▶ _The request_
Whenever a line below holds the word "React", copy that line.

________________________________________

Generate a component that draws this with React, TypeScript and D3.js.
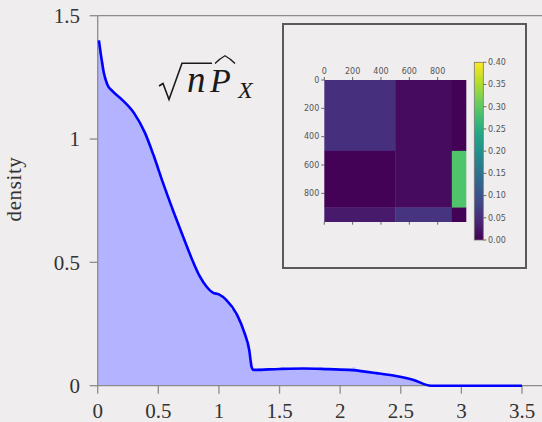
import React from 'react'
import { scaleLinear, scaleSequential, interpolateViridis, line, area, curveMonotoneX, curveStepAfter, range } from 'd3'

// density curve (x, density)
const curveX = [0.01, 0.03, 0.05, 0.08, 0.12, 0.2, 0.3, 0.39, 0.46, 0.54, 0.62, 0.7, 0.775, 0.84, 0.9, 0.95, 1.0, 1.06, 1.15, 1.21, 1.25, 1.27, 1.285, 1.5, 1.7, 1.9, 2.1, 2.3, 2.45, 2.6, 2.75, 3.5]
const curveY = [1.4, 1.33, 1.27, 1.22, 1.195, 1.16, 1.105, 1.025, 0.935, 0.82, 0.712, 0.61, 0.516, 0.445, 0.4, 0.377, 0.37, 0.348, 0.287, 0.215, 0.145, 0.075, 0.064, 0.068, 0.07, 0.067, 0.063, 0.051, 0.04, 0.024, 0.0, 0.0]

// histogram, bins of 0.025 starting at 0
const binWidth = 0.025
const histDensity = [
  1.38, 1.31, 1.25, 1.21, 1.2, 1.185, 1.175, 1.165, 1.155, 1.14,
  1.13, 1.11, 1.095, 1.075, 1.055, 1.03, 1.0, 0.965, 0.93, 0.9,
  0.86, 0.825, 0.79, 0.755, 0.72, 0.69, 0.66, 0.625, 0.595, 0.565,
  0.53, 0.5, 0.475, 0.45, 0.43, 0.41, 0.395, 0.385, 0.375, 0.372,
  0.365, 0.355, 0.345, 0.33, 0.31, 0.29, 0.27, 0.245, 0.215, 0.17,
  0.1, 0.065, 0.068, 0.072, 0.069, 0.071, 0.068, 0.07, 0.072, 0.069,
  0.07, 0.071, 0.069, 0.07, 0.068, 0.07, 0.069, 0.07, 0.068, 0.069,
  0.067, 0.072, 0.071, 0.068, 0.066, 0.067, 0.066, 0.065, 0.066, 0.064,
  0.064, 0.063, 0.062, 0.07, 0.074, 0.06, 0.058, 0.057, 0.055, 0.054,
  0.053, 0.053, 0.05, 0.05, 0.045, 0.044, 0.042, 0.04, 0.038, 0.036,
  0.033, 0.03, 0.027, 0.025, 0.022, 0.019, 0.015, 0.01, 0.006, 0.002,
]

const xTicks = [0, 0.5, 1, 1.5, 2, 2.5, 3, 3.5]
const yTicks = [0, 0.5, 1, 1.5]

// inset block matrix
const blockEdges = [0, 500, 900, 1000]
const blockValues = [
  [0.055, 0.012, 0.002],
  [0.003, 0.012, 0.29],
  [0.028, 0.06, 0.003],
]
const matTicks = [0, 200, 400, 600, 800]
const cbarTicks = [0, 0.05, 0.1, 0.15, 0.2, 0.25, 0.3, 0.35, 0.4]

const W = 542
const H = 422
const bg = '#efedee'
const axisColor = '#8c8c8c'
const textColor = '#333'
const serif = '"Liberation Serif", "DejaVu Serif", serif'
const sans = '"DejaVu Sans", sans-serif'

const App = () => {
  const x = scaleLinear().domain([0, 3.5]).range([97.7, 522])
  const y = scaleLinear().domain([0, 1.5]).range([385.7, 15.7])

  const densityLine = line<number>()
    .x((d, i) => x(curveX[i]))
    .y(d => y(d))
    .curve(curveMonotoneX)

  // closing point so the last bin gets its full width
  const histSteps = histDensity.concat([histDensity[histDensity.length - 1]])
  const histArea = area<number>()
    .x((d, i) => x(i * binWidth))
    .y0(y(0))
    .y1(d => y(d))
    .curve(curveStepAfter)

  const hx = scaleLinear().domain([0, 1000]).range([324.3, 466])
  const hy = scaleLinear().domain([0, 1000]).range([80, 221.7])
  const color = scaleSequential(interpolateViridis).domain([0, 0.4])
  const cy = scaleLinear().domain([0, 0.4]).range([240, 62.3])
  const stops = range(0, 1.0001, 0.1)

  return (
    <svg width={W} height={H} style={{ position: 'fixed', left: 0, top: 0 }}>
      <defs>
        <linearGradient id="viridis" x1="0" y1="1" x2="0" y2="0">
          {stops.map(t => (
            <stop key={t} offset={t} stopColor={interpolateViridis(t)} />
          ))}
        </linearGradient>
      </defs>
      <rect width={W} height={H} fill={bg} />

      {/* histogram */}
      <path d={histArea(histSteps) || ''} fill="#b3b3ff" />

      {/* axes frame */}
      <g stroke={axisColor} strokeWidth={1.3} fill="none">
        <line x1={x(0)} x2={W} y1={y(0)} y2={y(0)} />
        <line x1={x(0)} x2={x(0)} y1={y(1.5)} y2={y(0)} />
        <line x1={x(0)} x2={W} y1={y(1.5)} y2={y(1.5)} />
        {xTicks.map(t => (
          <line key={t} x1={x(t)} x2={x(t)} y1={y(0)} y2={y(0) + 8} />
        ))}
        {yTicks.map(t => (
          <line key={t} x1={x(0) - 8} x2={x(0)} y1={y(t)} y2={y(t)} />
        ))}
      </g>

      {/* density curve */}
      <path d={densityLine(curveY) || ''} fill="none" stroke="#0000ff" strokeWidth={2.6} strokeLinejoin="round" />

      {/* tick labels */}
      <g fill={textColor} style={{ fontFamily: serif }} fontSize={21}>
        {xTicks.map(t => (
          <text key={t} x={x(t)} y={418} textAnchor="middle">{String(t)}</text>
        ))}
        {yTicks.map(t => (
          <text key={t} x={80} y={y(t)} dy="0.35em" textAnchor="end">{String(t)}</text>
        ))}
        <text transform="translate(21,189) rotate(-90)" textAnchor="middle" fontSize={21} letterSpacing={0.6}>density</text>
      </g>

      {/* formula label */}
      <g fill="#1a1a1a" stroke="none" style={{ fontFamily: serif, fontStyle: 'italic' }}>
        <path d="M159,86 L163,83.5 L169,99.5 L182,63.3 L212,63.3" fill="none" stroke="#1a1a1a" strokeWidth={1.6} strokeLinejoin="miter" />
        <text x={187} y={91.7} fontSize={37}>n</text>
        <text x={210} y={91.7} fontSize={34}>P</text>
        <path d="M215,63.5 Q220,58.5 225,55.8 Q230,58.5 235,63.5" fill="none" stroke="#1a1a1a" strokeWidth={1.3} />
        <text x={238} y={98.3} fontSize={24}>X</text>
      </g>

      {/* inset */}
      <rect x={283} y={24} width={243} height={244} fill={bg} stroke="#5a5a5a" strokeWidth={2} />
      <g>
        {blockValues.map((row, i) =>
          row.map((v, j) => (
            <rect key={i + '-' + j}
              x={hx(blockEdges[j])}
              y={hy(blockEdges[i])}
              width={hx(blockEdges[j + 1]) - hx(blockEdges[j]) + 0.3}
              height={hy(blockEdges[i + 1]) - hy(blockEdges[i]) + 0.3}
              fill={color(v)} />
          ))
        )}
      </g>
      <g stroke="#444" strokeWidth={0.8}>
        {matTicks.map(t => (
          <g key={t}>
            <line x1={hx(t)} x2={hx(t)} y1={hy(0)} y2={hy(0) - 3} />
            <line x1={hx(t)} x2={hx(t)} y1={hy(1000)} y2={hy(1000) + 3} />
            <line x1={hx(0)} x2={hx(0) - 3} y1={hy(t)} y2={hy(t)} />
          </g>
        ))}
        {cbarTicks.map(t => (
          <line key={t} x1={483.3} x2={486.3} y1={cy(t)} y2={cy(t)} />
        ))}
      </g>
      <g fill="#555" style={{ fontFamily: sans }} fontSize={8}>
        {matTicks.map(t => (
          <text key={'t' + t} x={hx(t)} y={hy(0) - 6} textAnchor="middle">{t}</text>
        ))}
        {matTicks.map(t => (
          <text key={'l' + t} x={hx(0) - 5} y={hy(t)} dy="0.35em" textAnchor="end">{t}</text>
        ))}
        {cbarTicks.map(t => (
          <text key={'c' + t} x={488} y={cy(t)} dy="0.35em">{t.toFixed(2)}</text>
        ))}
      </g>
      <rect x={474.3} y={cy(0.4)} width={9} height={cy(0) - cy(0.4)} fill="url(#viridis)" stroke="#777" strokeWidth={0.8} />
    </svg>
  )
}

export default App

________________________________________

▶ _Written solution_
Generate a component that draws this with React, TypeScript and D3.js.
import React from 'react'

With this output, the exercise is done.